* Stated problem:
Retype only what runs from the first line of the listing to the line holding "width=0.4))", both included. Do not retype the pictures.

* Data segment:
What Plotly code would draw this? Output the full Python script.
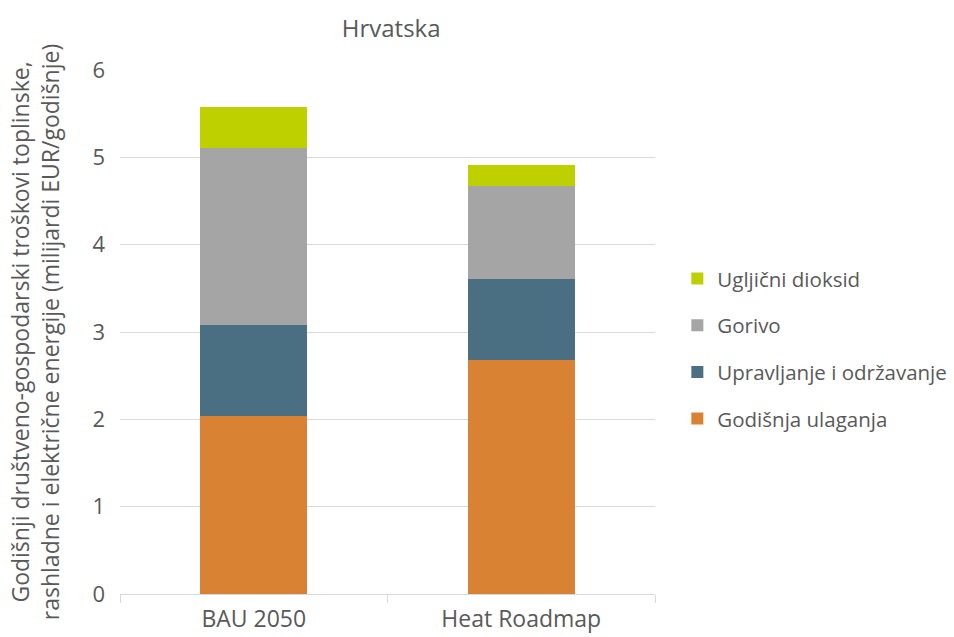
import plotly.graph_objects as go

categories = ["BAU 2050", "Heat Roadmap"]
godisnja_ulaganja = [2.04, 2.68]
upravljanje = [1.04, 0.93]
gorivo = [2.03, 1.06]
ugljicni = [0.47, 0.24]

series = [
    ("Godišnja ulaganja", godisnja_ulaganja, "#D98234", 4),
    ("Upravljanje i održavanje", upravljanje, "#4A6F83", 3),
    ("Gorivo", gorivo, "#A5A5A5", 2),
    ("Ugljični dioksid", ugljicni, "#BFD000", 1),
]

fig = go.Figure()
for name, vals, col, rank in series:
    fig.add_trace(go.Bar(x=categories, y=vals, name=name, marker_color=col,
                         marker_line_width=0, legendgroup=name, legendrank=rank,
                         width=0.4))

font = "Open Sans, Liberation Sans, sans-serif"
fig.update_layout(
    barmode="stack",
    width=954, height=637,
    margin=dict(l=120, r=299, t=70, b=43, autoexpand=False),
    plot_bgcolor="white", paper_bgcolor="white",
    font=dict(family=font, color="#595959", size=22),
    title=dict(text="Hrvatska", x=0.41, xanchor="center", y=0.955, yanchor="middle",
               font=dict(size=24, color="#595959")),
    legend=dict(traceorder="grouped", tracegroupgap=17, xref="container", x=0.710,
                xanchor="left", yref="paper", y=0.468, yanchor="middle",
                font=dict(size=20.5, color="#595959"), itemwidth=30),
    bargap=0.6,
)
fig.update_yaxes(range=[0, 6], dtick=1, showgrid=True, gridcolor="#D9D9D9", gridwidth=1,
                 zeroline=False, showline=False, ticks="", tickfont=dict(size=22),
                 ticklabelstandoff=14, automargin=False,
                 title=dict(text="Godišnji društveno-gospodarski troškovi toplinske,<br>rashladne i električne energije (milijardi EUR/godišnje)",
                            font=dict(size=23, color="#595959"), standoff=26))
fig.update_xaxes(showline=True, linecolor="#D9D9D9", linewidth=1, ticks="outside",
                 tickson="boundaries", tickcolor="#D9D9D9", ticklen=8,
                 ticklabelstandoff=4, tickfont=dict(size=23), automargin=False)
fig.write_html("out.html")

* Complete answer:
What Plotly code would draw this? Output the full Python script.
import plotly.graph_objects as go

categories = ["BAU 2050", "Heat Roadmap"]
godisnja_ulaganja = [2.04, 2.68]
upravljanje = [1.04, 0.93]
gorivo = [2.03, 1.06]
ugljicni = [0.47, 0.24]

series = [
    ("Godišnja ulaganja", godisnja_ulaganja, "#D98234", 4),
    ("Upravljanje i održavanje", upravljanje, "#4A6F83", 3),
    ("Gorivo", gorivo, "#A5A5A5", 2),
    ("Ugljični dioksid", ugljicni, "#BFD000", 1),
]

fig = go.Figure()
for name, vals, col, rank in series:
    fig.add_trace(go.Bar(x=categories, y=vals, name=name, marker_color=col,
                         marker_line_width=0, legendgroup=name, legendrank=rank,
                         width=0.4))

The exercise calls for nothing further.